What's Included: 4 Dives, 3 days in Classroom, PADI Dive Log
How Long: 4 Days
Cost: 11,000 THB ($345 USD)
What's Included: Half Day in classroom, 5 Dives
How Long: 2 Days
Cost: 10,000 THB ($314 USD)
What's Included: Conservation dive, Debris bag, Reusable water bottle, Free brunch/dinner
How Long: Half Day
Cost: 1,100 THB ($34.50 USD)
Eco Diving Koh Tao
We participated in an eco-dive with Master Divers. They’ve teamed up with PADI’s project aware to help remove litter, debris and trash that pollutes dive sites. We were each given a debris bag that was buoyant and easy to swim. On our dive we didn't find a whole lot of trash, which is good. However, we were able to recover an egg shell, some wood, fishing line, rope, plastic food wrappers, and some paint chips.
Removing trash from the ocean is great and all, but there is an unfortunate side to it. Nearly everything extracted from the water is unable to be recycled. Why? Since it has been under water for whatever given period of time - it has already started degrading and thus unable to be recycled.
Is this trash ending up in a landfill better or worse for the planet? We’re not sure. However, knowing that marine life will not get tangled in it or attempt to eat it might bring one peace of mind.
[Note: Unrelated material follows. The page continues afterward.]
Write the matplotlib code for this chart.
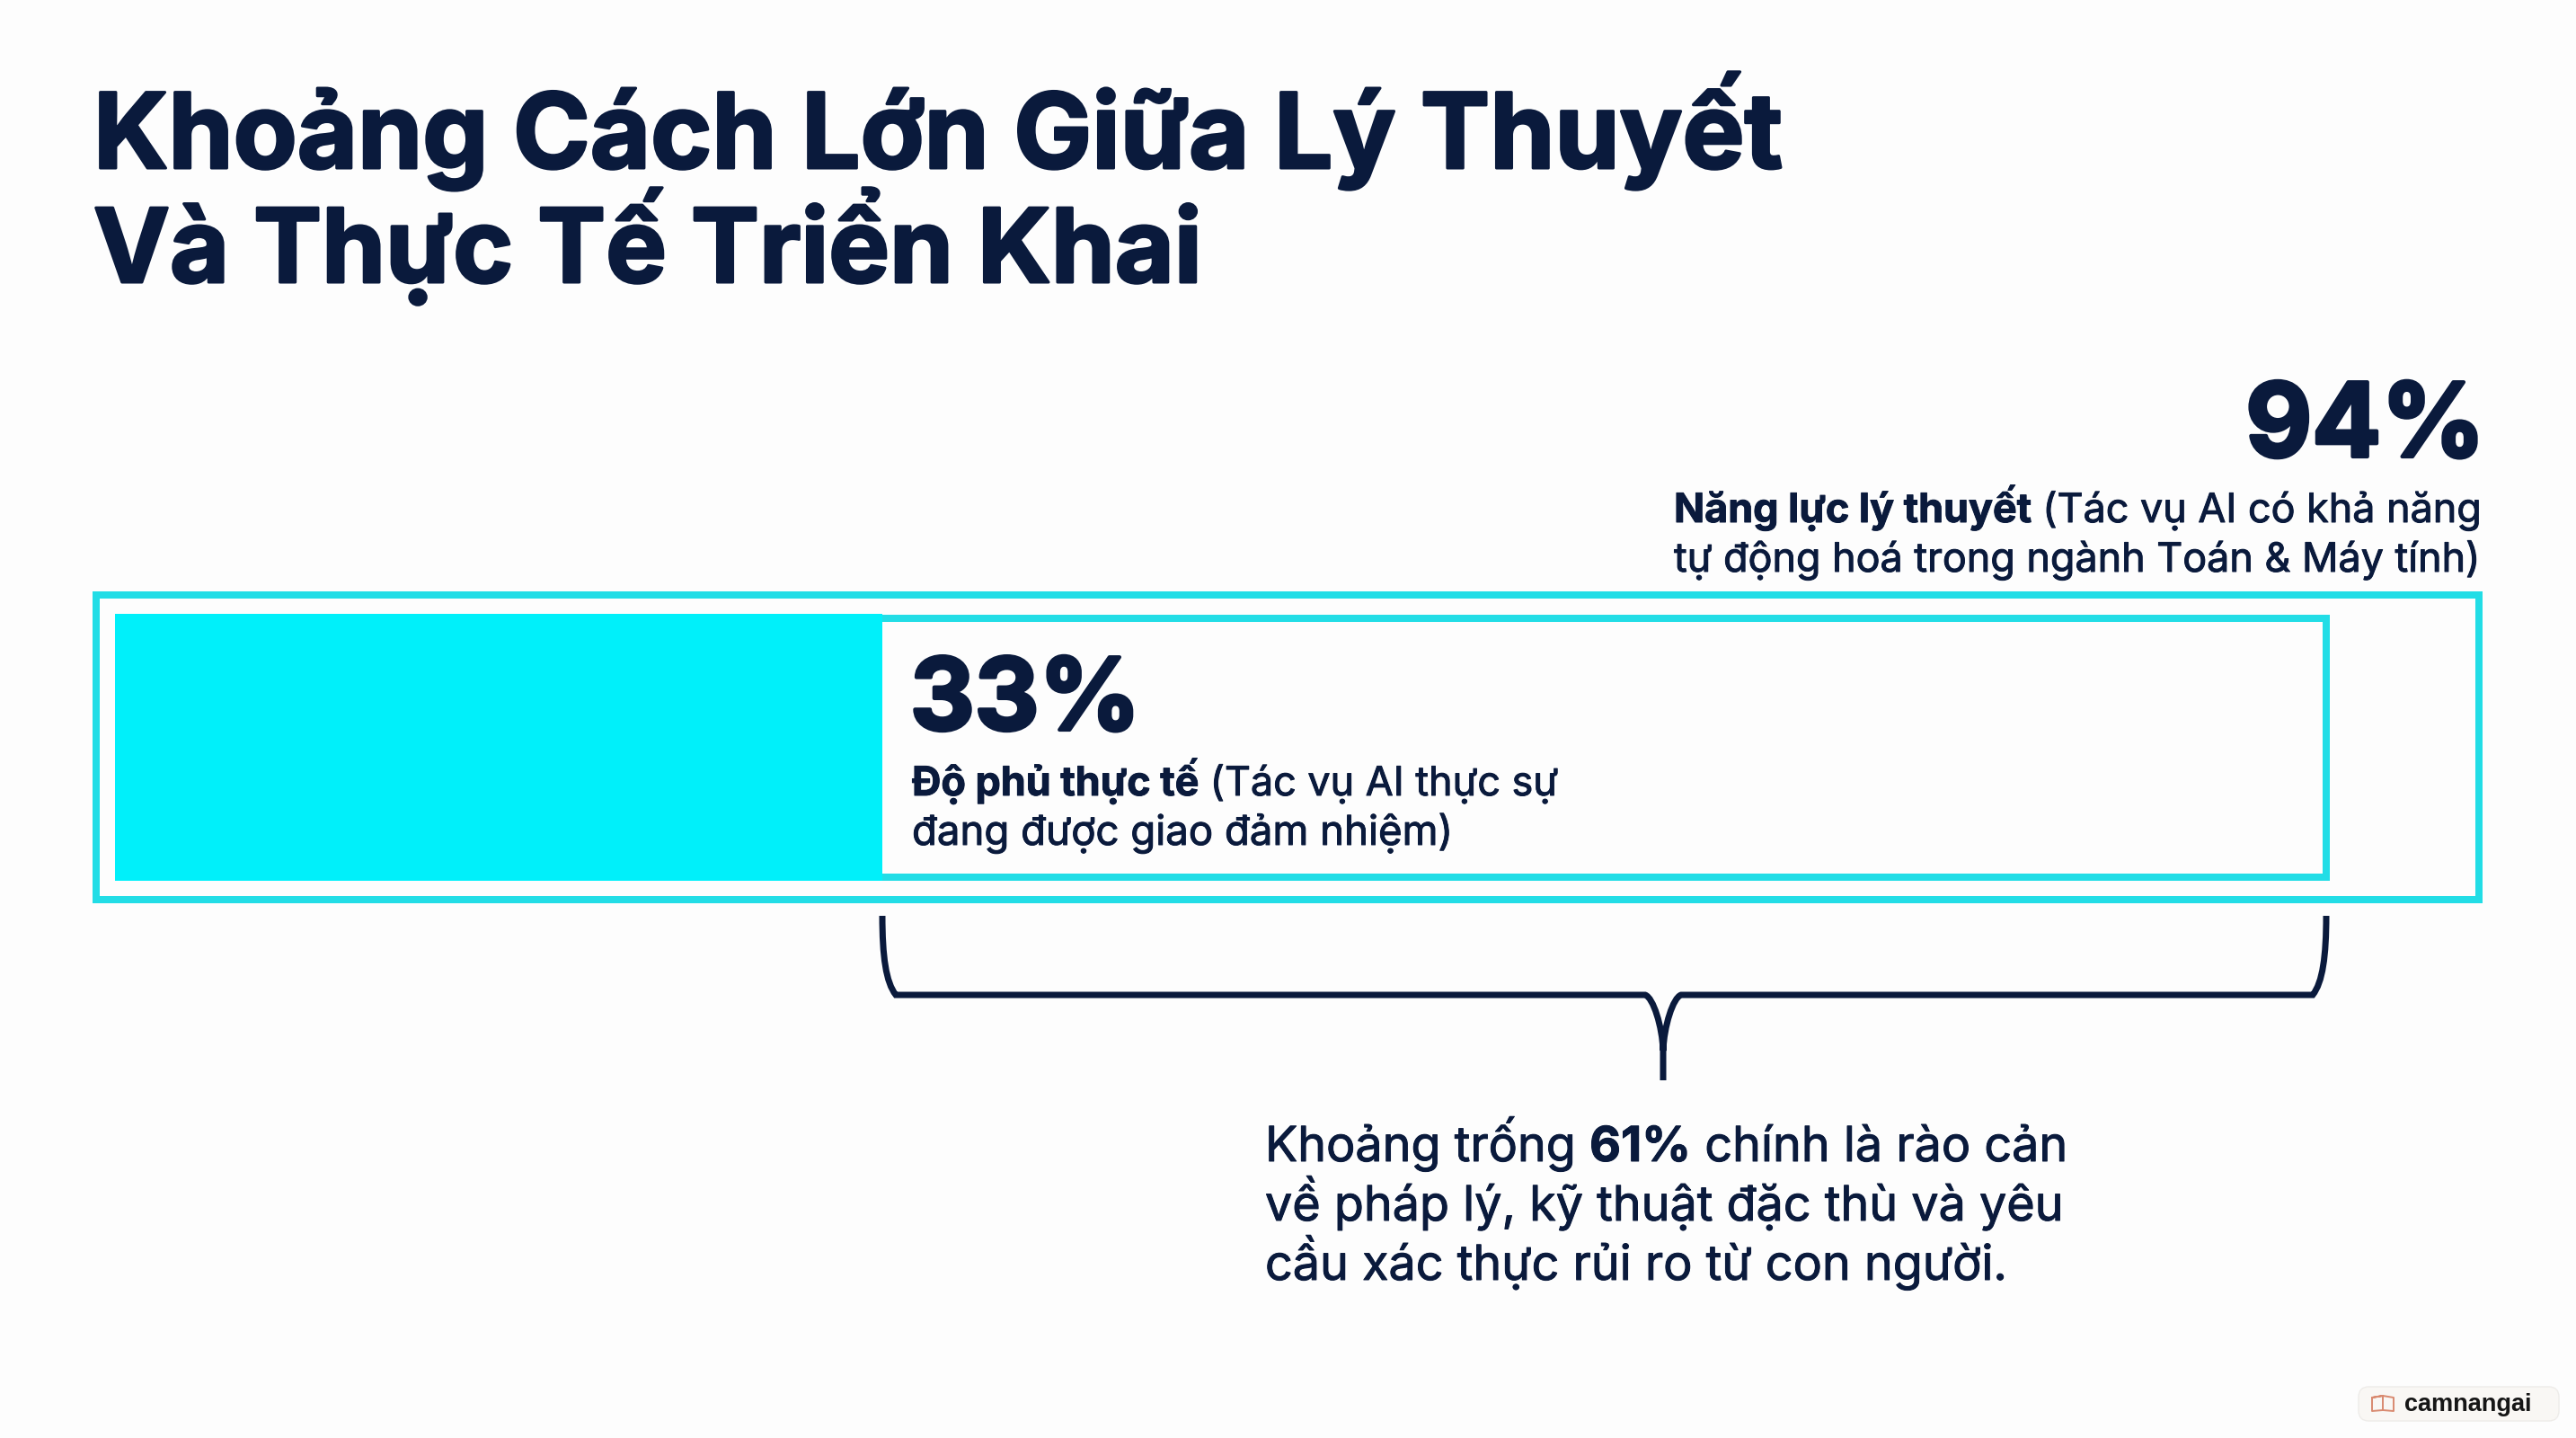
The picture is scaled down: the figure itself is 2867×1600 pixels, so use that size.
import matplotlib
matplotlib.use('Agg')
import matplotlib.pyplot as plt
import matplotlib.patheffects as pe
from matplotlib.patches import PathPatch, FancyBboxPatch
from matplotlib.path import Path

W, H = 2867, 1600
NAVY = '#0A1A3C'
CYAN = '#00F0FA'
EDGE = '#22DDE6'
FONT = 'Inter'

# values in percent
actual = 33
theory = 94
gap = theory - actual
title_lines = ['Khoảng Cách Lớn Giữa Lý Thuyết', 'Và Thực Tế Triển Khai']
theory_text = [[('Năng lực lý thuyết', 'bold'), (' (Tác vụ AI có khả năng', 'normal')],
               [('tự động hoá trong ngành Toán & Máy tính)', 'normal')]]
actual_text = [[('Độ phủ thực tế', 'bold'), (' (Tác vụ AI thực sự', 'normal')],
               [('đang được giao đảm nhiệm)', 'normal')]]
gap_text = [[('Khoảng trống ', 'normal'), (f'{gap}%', 'bold'), (' chính là rào cản', 'normal')],
            [('về pháp lý, kỹ thuật đặc thù và yêu', 'normal')],
            [('cầu xác thực rủi ro từ con người.', 'normal')]]

fig = plt.figure(figsize=(W / 100, H / 100), dpi=100, facecolor='#FDFDFD')
ax = fig.add_axes([0, 0, 1, 1])
ax.set_facecolor('none')
k = (2589 - 982) / (theory - actual)  # pixels per percent
ax.set_xlim(actual - 982 / k, actual + (W - 982) / k)
ax.set_ylim(H, 0)  # y stays in pixels, the bar only has one row
ax.axis('off')


def pct(px):
    return actual + (px - 982) / k


def bar(left, right, top, bottom, **kw):
    ax.barh((top + bottom) / 2, right - left, height=bottom - top, left=left, **kw)


lw = 8 * 72 / 100
bar(pct(107.5), pct(2759), 662, 1001, color='none', edgecolor=EDGE, linewidth=lw)
bar(pct(132), theory, 688, 976, color='none', edgecolor=EDGE, linewidth=lw)
bar(pct(128), actual, 683, 980, color=CYAN, linewidth=0, zorder=3)

# brace under the gap
xa, xb = actual, theory
tip = pct(1851)
top, mid, low = 1019, 1107, 1202
d = 15 / k
verts = [(xa, top), (xa, top + 45), (xa + 4 / k, mid - 14), (xa + d, mid),
         (tip - 20 / k, mid), (tip - 11 / k, mid + 3), (tip - 1 / k, mid + 35), (tip, mid + 62), (tip, low),
         (tip, mid + 62), (tip + 1 / k, mid + 35), (tip + 11 / k, mid + 3), (tip + 20 / k, mid), (xb - d, mid),
         (xb - 4 / k, mid - 14), (xb, top + 45), (xb, top)]
codes = [Path.MOVETO, Path.CURVE4, Path.CURVE4, Path.CURVE4,
         Path.LINETO, Path.CURVE4, Path.CURVE4, Path.CURVE4, Path.LINETO,
         Path.MOVETO, Path.CURVE4, Path.CURVE4, Path.CURVE4, Path.LINETO,
         Path.CURVE4, Path.CURVE4, Path.CURVE4]
ax.add_patch(PathPatch(Path(verts, codes), fc='none', ec=NAVY, lw=7 * 72 / 100, capstyle='butt', zorder=4))


def txt(x, y, s, size, weight='normal', ha='left', color=NAVY, family=FONT, stroke=0.0):
    t = fig.text(x / W, 1 - y / H, s, fontsize=size, fontweight=weight, ha=ha, va='baseline',
                 color=color, family=family)
    if stroke:
        t.set_path_effects([pe.withStroke(linewidth=stroke, foreground=color)])
    return t


def runs(x, y, parts, size):
    # several weights on one line, placed one after the other
    r = fig.canvas.get_renderer()
    cx = x
    for s, w in parts:
        t = txt(cx, y, s, size, w, stroke=0.7)
        cx += t.get_window_extent(r).width


# title
txt(104, 187, title_lines[0], 83.5, 'bold', stroke=2.2)
txt(104, 314, title_lines[1], 82, 'bold', stroke=2.2)

# big numbers
txt(2766, 508, f'{theory}%', 82, 'bold', ha='right', stroke=3)
txt(1013, 812, f'{actual}%', 80, 'bold', stroke=3)

for i, line in enumerate(theory_text):
    runs(1863, 581 + i * 55, line, 32.3)
runs(1015, 885, actual_text[0], 32.3)
runs(1015, 940, actual_text[1], 32.8)
for i, line in enumerate(gap_text):
    runs(1408, 1292 + i * 66, line, 38.8)

# watermark
fig.patches.append(FancyBboxPatch((2633 / W, 1 - 1573 / H), 207 / W, 22 / H,
                                  boxstyle='round,pad=0.0028,rounding_size=0.004', transform=fig.transFigure,
                                  fc='#F9F7F4', ec='#EEECE9', lw=1, mutation_aspect=W / H, figure=fig, zorder=-1))
txt(2676, 1570, 'camnangai', 19.5, 'bold', color='#161616', family='Liberation Sans')
book = [(2640, 1555), (2652, 1553), (2652, 1569), (2640, 1570), (2640, 1555), (2652, 1553),
        (2664, 1555), (2664, 1570), (2652, 1569)]
ax.plot([pct(a) for a, b in book], [b for a, b in book], color='#D98A70', lw=1.4)

fig.savefig('out.png', dpi=100, facecolor=fig.get_facecolor())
Which brings us to our next point - how to decide what to take with you.
If you find litter, say a can or a bottle has anything growing ON it or an organism living IN it, you should leave it be. Removing a home to a sea life creature might do more damage than good. Same with removing something that has been integrated into that marine life ecosystem, in which case it has something growing on it. In those cases, it’s best to leave it as is.
Project Aware: Dive Against Debris
Project Aware aims to use the data divers record to find out the types and quantities of materials collected globally. That’s why it’s important to log what you find on your dives on their website or in their app. This helps Project Aware input all this information into their data base. Read more here.
Following our dive, we tested the water quality at our dive site: Mango Bay. We tested the nitrate, phosphate, oxygen, and carbon levels in the water. Fish, and other marine life organisms in the coral ecosystem need healthy levels of these to sustain life. We learned in our presentation given by Master Divers instructor, Hayley Pearce, if you see a thin layer of algae on coral reefs around Koh Tao, or even feel the slimy green layer with your feet at the surrounding beaches it’s because the sewage waste is pumped directly into the ocean from the island.
Studies have been done and humans produce a certain level of nitrogen (nitrate 15). When our feces is introduced into the ocean ecosystem, it’s no wonder that a thin layer of algae forms on the surface of the nearby water. This has caused several species of fish to have to adapt to survive.
For example, bottom feeders have been seen behaving different by hunting closer to the water surface. Interestingly enough, once a coral reef is introduced into this sort of change, it is more likely to survive future changes. Similar to that of our immune system and how we might react to multiple exposures of chicken pox (once you have it - you can not get it again) thus becoming stronger and better able to adapt and withstand future attacks.
Where to stay on Koh Tao
From our experience, we like to use Hostel World to check out potential hostels, then check other booking websites like Booking.com to make our reservations. Sometimes we also message hostels directly to get a better price. We also like to use Airbnb to book accommodations if its a better deal than hostels. Clicking on either of the icons will give you a deal with either of the sites, but are affiliate links so we earn a small commission.
Dorm Bed: $9 USD
Private Rooms: $31+ USD
Amenities: Free Water Refills, Coffee, Thai/English speaking, 5 minute walk to dive shops
We chose Nirvana Guesthouse because it's super close to Mae Haad Pier where most of the dive shops are located. Since our main focus was to do eco diving in Koh Tao, we wanted lodging with a short walk to the dive shops. If you're looking to do some more partying then we recommend you stay closer to Sairee Beach.